By: Earnest Jones | 05-01-2017 | News
Photo credit: Conecta Abogados | Flickr

What is Steve Bannon to Trump Now?

The media has been doing everything in its power to eliminate one of the major anchors of Donald Trump’s political revolution. In many ways, Bannon is the glue that holds together the ideological and practical sides of the Trump administration. Losing him would be an enormous blow to the original goals of so many supporters.

Reports that Trump is distancing himself from Bannon has prompted an almost audible cheer from the press corps. In recent weeks, officials have said Kushner has taken on a larger role as Trump's main troubleshooter. Earlier this month, Trump decided to remove Bannon from the National Security Council, which White House officials said was not a sign of a diminished role for the controversial chief political strategist.

A senior White House official, who spoke on the condition of anonymity, said that Bannon only attended one meeting of the council and was originally given the post as a check on former national security adviser Michael Flynn.

However, in an interview with Fox News, Vice President Mike Pence said the move was not a demotion for Bannon, but instead, he termed it as a natural evolution to ensure the National Security Council is organized in a way that best serves the president in resolving and making those difficult decisions.

Plenty of President Trump’s supporters thought the White House’s polarizing chief strategist was done for after he was kicked from his unusual spot on the National Security Council’s principals committee.

Matters got worse after the president publicly rebuked Bannon for fighting an ideological battle against senior adviser Jared Kushner, Trump’s son-in-law, in a feud that was prosecuted by both sides through leaks to the press.

Meanwhile, Kushner and economic adviser Gary Cohn, a former Democrat and Goldman Sachs executive who is despised by Trump’s base, appeared to gain influence for their more traditional GOP positions as the president modified several positions on business, trade and foreign policy.

The Grassroots conservatives expressed alarm when media reports suggested a West Wing shakeup was in the works, with Bannon among the casualties. The president has fallen back on the economic nationalism that’s central to Bannon’s worldview. One GOP operative with close ties to the White House said that Steve was benched, and it got his attention and he realized he had to step up and show the president how valuable he is.

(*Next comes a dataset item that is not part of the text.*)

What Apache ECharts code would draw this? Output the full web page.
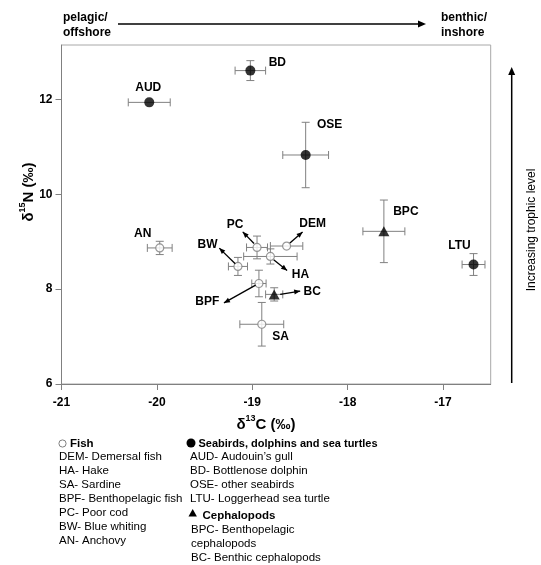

By keeping up a blistering pace punctuated by executive orders and tough talk, Trump appears to have recommitted himself to the nationalist-populist themes he rode into office when Bannon acted as his campaign chairman.

Trump visited a manufacturing plant in Kenosha, Wis., last week to sign an executive order aimed at overhauling the H-1B visa program for high-skilled workers, a favorite tool of tech companies.



The potential for more trade disruption ramped up further when figures in the White House, including Bannon, drafted an executive order that would withdraw the U.S. from the North American Free Trade Agreement (NAFTA).

Trump has since said he’d rather renegotiate NAFTA than withdraw from it entirely.

However, it was further evidence that Bannon’s economic nationalism would continue to be a driving force inside Trump’s White House.

Such actions have calmed the fears of conservatives who worried that the president was more concerned with appeasing Washington insiders than fulfilling campaign promises.

Bannon’s allies acknowledge that some of his setbacks have been self-inflicted. They say that while Bannon brings ideas and vision, he is not a very good political operative or strategic thinker when it comes to maximizing his influence.

Bannon has been accused by some in the White House of talking too much to reporters. His allies say he should have known better than to take on a Trump family member in his feud with Kushner, which played out in the press.

And they say Bannon has been slow to accumulate influential allies inside the White House, while others, like the chief of staff Reince Priebus, have surrounded themselves with loyalists.

Bannon needs people around him to implement his ideas, he’s a genius at understanding what needs to be done but not great at the technicalities of it. Kushner could help him with that, and contrary to what people think, those two are largely on the same page.